- _Data supplied_:
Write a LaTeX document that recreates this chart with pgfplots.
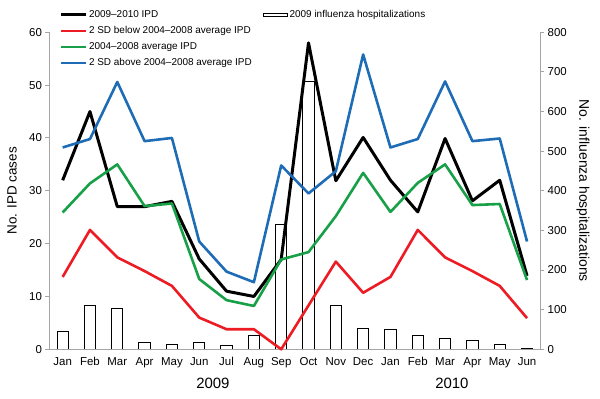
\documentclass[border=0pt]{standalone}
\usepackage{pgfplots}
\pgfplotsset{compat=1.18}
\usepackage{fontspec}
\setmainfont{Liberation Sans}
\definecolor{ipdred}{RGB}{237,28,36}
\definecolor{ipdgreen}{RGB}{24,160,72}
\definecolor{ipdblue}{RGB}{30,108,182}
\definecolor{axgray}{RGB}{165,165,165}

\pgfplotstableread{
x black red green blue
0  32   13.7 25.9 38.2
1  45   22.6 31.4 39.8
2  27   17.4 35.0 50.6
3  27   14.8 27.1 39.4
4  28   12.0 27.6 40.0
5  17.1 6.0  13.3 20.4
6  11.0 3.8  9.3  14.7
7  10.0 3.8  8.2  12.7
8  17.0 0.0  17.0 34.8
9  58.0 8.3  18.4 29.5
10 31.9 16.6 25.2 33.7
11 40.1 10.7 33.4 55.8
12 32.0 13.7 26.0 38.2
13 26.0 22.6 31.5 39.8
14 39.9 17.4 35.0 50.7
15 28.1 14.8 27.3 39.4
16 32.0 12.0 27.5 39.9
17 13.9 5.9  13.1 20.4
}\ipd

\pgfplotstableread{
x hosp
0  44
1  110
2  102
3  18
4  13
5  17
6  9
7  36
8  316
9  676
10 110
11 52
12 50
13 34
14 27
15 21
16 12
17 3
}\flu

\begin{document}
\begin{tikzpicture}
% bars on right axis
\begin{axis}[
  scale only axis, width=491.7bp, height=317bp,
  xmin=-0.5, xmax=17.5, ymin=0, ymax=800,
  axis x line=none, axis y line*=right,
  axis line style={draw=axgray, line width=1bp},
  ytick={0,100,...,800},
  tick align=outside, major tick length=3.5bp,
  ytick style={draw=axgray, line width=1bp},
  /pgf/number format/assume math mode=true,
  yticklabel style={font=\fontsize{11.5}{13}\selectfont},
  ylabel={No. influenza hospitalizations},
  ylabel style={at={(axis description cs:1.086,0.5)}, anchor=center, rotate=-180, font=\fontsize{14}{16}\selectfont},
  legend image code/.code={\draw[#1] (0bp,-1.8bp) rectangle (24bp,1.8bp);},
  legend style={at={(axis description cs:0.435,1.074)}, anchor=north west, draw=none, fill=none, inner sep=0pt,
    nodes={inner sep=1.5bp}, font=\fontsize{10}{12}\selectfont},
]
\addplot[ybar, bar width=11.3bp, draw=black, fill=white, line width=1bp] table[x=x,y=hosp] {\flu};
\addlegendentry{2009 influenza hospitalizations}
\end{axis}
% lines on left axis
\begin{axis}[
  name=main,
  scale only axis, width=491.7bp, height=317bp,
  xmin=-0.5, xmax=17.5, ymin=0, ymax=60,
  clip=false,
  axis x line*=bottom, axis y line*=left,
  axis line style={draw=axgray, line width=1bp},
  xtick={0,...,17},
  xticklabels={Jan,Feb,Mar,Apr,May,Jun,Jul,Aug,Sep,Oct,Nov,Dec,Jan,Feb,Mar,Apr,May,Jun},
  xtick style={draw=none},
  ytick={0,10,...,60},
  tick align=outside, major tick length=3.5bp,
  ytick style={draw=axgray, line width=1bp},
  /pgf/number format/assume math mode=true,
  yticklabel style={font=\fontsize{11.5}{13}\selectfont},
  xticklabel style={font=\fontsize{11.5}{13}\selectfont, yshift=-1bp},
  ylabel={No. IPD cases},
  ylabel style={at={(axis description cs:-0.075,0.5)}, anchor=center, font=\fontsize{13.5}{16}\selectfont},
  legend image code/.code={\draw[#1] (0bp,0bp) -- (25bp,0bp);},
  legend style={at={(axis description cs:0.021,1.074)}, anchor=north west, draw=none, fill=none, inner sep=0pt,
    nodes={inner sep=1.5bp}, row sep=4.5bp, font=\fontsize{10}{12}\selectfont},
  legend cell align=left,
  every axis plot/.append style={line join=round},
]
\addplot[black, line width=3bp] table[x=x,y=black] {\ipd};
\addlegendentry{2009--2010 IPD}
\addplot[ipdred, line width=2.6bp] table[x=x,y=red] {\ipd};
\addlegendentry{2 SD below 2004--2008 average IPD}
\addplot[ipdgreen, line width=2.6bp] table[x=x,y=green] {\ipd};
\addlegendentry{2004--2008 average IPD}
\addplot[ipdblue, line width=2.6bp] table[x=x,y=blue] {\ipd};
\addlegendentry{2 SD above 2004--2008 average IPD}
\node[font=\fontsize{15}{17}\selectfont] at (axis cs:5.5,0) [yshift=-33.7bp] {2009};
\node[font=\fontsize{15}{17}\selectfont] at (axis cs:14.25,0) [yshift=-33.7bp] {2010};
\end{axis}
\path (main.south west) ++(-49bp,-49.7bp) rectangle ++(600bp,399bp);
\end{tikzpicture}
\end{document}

==

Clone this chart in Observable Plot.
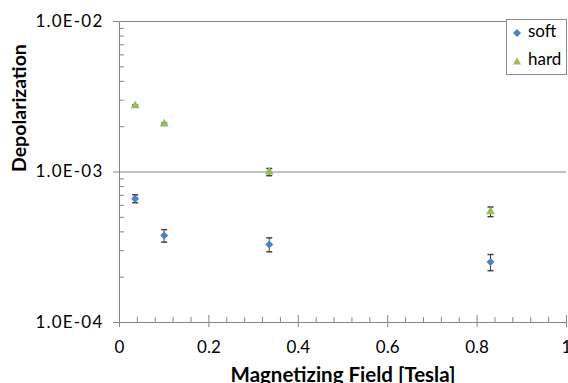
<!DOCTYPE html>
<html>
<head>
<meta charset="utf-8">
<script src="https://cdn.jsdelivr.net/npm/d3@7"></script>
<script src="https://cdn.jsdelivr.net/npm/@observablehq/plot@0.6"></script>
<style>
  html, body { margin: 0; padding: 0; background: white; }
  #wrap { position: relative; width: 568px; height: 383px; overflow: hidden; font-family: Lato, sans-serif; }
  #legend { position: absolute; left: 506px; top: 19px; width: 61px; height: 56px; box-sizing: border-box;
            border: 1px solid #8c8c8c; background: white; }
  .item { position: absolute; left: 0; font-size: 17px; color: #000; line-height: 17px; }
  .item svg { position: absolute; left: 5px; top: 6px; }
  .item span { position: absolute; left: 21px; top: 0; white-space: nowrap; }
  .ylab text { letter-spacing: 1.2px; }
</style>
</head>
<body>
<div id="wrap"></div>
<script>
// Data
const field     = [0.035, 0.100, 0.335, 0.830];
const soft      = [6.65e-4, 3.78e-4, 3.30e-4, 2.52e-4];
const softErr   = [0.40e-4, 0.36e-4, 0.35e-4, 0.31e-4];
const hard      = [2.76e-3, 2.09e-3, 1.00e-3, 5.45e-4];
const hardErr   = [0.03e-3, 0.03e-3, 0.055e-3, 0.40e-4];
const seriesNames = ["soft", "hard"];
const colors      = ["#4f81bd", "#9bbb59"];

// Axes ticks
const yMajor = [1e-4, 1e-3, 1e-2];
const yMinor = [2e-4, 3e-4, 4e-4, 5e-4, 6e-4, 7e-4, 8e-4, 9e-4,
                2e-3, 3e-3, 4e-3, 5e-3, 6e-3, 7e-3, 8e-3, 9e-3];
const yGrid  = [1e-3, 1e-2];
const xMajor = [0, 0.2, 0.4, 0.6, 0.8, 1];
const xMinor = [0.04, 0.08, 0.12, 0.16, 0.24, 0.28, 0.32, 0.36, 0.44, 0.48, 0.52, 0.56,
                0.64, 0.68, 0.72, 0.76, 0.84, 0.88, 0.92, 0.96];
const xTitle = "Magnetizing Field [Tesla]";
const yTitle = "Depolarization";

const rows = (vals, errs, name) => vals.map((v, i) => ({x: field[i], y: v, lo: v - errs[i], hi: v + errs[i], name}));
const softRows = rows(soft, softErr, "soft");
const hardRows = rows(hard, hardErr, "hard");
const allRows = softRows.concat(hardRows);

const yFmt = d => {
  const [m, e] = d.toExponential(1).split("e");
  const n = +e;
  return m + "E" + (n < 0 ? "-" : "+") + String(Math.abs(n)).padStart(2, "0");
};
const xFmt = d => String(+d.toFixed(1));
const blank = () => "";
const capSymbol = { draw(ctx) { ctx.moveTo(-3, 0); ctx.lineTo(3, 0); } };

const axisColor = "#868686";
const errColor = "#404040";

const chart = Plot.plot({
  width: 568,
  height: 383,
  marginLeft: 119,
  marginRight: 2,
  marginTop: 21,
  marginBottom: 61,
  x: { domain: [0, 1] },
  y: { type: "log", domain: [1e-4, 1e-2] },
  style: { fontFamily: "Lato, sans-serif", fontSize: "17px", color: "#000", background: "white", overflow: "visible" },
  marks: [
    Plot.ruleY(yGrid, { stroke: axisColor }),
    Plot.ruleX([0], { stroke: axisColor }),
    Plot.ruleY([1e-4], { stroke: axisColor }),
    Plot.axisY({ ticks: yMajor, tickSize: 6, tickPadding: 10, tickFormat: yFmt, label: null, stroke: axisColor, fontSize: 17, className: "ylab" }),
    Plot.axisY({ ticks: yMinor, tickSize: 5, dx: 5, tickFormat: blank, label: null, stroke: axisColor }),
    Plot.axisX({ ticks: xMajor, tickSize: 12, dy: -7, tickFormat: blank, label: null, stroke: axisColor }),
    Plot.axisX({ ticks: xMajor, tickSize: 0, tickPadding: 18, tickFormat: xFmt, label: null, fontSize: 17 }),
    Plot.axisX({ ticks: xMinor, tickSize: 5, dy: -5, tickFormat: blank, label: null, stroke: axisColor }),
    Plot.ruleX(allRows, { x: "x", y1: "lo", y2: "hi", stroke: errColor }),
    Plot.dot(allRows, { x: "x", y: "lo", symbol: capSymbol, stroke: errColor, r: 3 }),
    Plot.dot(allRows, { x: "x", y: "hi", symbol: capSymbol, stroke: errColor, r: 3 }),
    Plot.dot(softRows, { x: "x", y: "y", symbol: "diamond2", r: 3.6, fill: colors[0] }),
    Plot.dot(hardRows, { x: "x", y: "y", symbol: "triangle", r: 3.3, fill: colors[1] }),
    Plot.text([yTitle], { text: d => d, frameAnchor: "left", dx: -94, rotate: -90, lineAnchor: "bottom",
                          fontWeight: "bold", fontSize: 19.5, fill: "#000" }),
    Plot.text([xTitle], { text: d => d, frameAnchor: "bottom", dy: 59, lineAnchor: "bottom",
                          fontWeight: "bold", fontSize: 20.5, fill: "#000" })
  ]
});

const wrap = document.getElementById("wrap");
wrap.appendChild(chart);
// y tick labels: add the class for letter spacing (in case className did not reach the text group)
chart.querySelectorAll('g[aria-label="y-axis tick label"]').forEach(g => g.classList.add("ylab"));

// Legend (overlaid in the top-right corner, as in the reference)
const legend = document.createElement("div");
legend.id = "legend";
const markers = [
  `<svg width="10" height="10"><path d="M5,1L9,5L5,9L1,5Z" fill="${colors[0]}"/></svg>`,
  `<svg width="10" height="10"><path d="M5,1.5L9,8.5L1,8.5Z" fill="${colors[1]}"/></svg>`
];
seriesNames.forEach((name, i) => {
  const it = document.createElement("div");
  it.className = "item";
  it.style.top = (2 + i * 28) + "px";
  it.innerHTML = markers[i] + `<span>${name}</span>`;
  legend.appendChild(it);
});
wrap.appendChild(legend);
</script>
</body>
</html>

--

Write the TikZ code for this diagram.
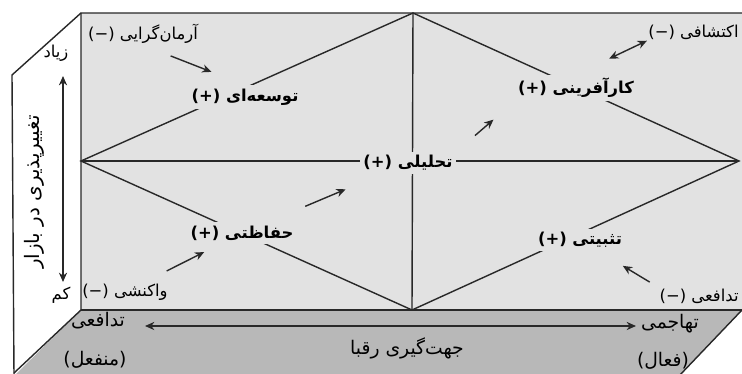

- _What you should do_: Gather all the lines that include the word "Write" and copy them out.

- _Solution to the problem_:
Write a LaTeX document that recreates this chart with pgfplots.
Write the TikZ code for this diagram.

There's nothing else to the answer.